Required work
The records below must be output exactly, without pictures.

Exercise data
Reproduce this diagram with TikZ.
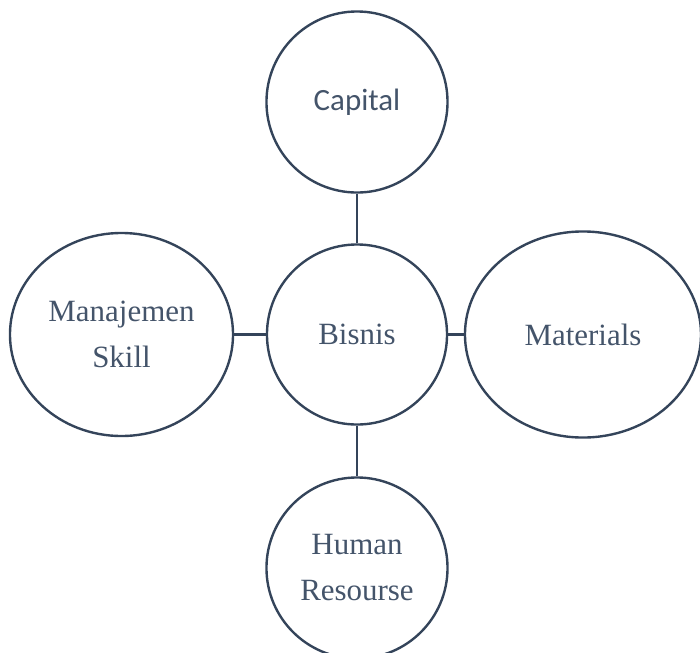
\documentclass[tikz,border=0pt]{standalone}
\usepackage{fontspec}
\usepackage{xcolor}
\usetikzlibrary{shapes.geometric}
\setmainfont{Liberation Serif}
\newfontfamily\calibri{Carlito}
\definecolor{testo}{HTML}{44546A}
\definecolor{bordo}{HTML}{34445A}

\begin{document}
\begin{tikzpicture}[x=0.025cm, y=-0.025cm,
        bolla/.style={draw=bordo, line width=1.7pt, text=testo, inner sep=0pt, align=center, font=\fontsize{22}{32.7}\selectfont},
        arco/.style={draw=bordo, line width=1.7pt}]
            \useasboundingbox (0,0) rectangle (700,653);

            % Nodi
            \node[bolla, circle, minimum size=4.5cm] (bisnis) at (357,334.5) {Bisnis};
            \node[bolla, circle, minimum size=4.525cm, font=\calibri\fontsize{22}{32.7}\selectfont] (capital) at (357,102) {Capital};
            \node[bolla, ellipse, minimum width=5.575cm, minimum height=5.075cm] (manajemen) at (121.5,334.5) {Manajemen\\Skill};
            \node[bolla, ellipse, minimum width=5.9cm, minimum height=5.15cm] (materials) at (583,334.5) {Materials};
            \node[bolla, circle, minimum size=4.525cm] (human) at (357,568) {Human\\Resourse};

            % Archi
            \foreach \y in {capital, manajemen, materials, human} {
                    \draw[arco] (bisnis) -- (\y);
                }
        \end{tikzpicture}
\end{document}
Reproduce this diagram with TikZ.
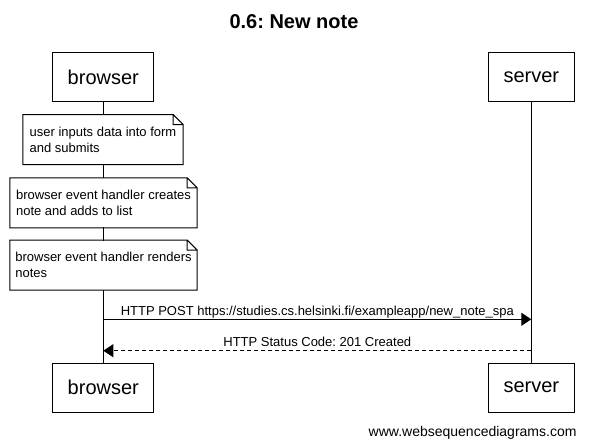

Output of the task
Reproduce this diagram with TikZ.
\documentclass[tikz,border=0pt]{standalone}
\usepackage{fontspec}
\usepackage{xcolor}
\usetikzlibrary{shapes.geometric}
\setmainfont{Liberation Serif}
\newfontfamily\calibri{Carlito}
\definecolor{testo}{HTML}{44546A}
\definecolor{bordo}{HTML}{34445A}

\begin{document}
\begin{tikzpicture}[x=0.025cm, y=-0.025cm,
        bolla/.style={draw=bordo, line width=1.7pt, text=testo, inner sep=0pt, align=center, font=\fontsize{22}{32.7}\selectfont},
        arco/.style={draw=bordo, line width=1.7pt}]
            \useasboundingbox (0,0) rectangle (700,653);

            % Nodi
            \node[bolla, circle, minimum size=4.5cm] (bisnis) at (357,334.5) {Bisnis};
            \node[bolla, circle, minimum size=4.525cm, font=\calibri\fontsize{22}{32.7}\selectfont] (capital) at (357,102) {Capital};
            \node[bolla, ellipse, minimum width=5.575cm, minimum height=5.075cm] (manajemen) at (121.5,334.5) {Manajemen\\Skill};
            \node[bolla, ellipse, minimum width=5.9cm, minimum height=5.15cm] (materials) at (583,334.5) {Materials};
            \node[bolla, circle, minimum size=4.525cm] (human) at (357,568) {Human\\Resourse};

            % Archi
            \foreach \y in {capital, manajemen, materials, human} {
                    \draw[arco] (bisnis) -- (\y);
                }
        \end{tikzpicture}
\end{document}
Reproduce this diagram with TikZ.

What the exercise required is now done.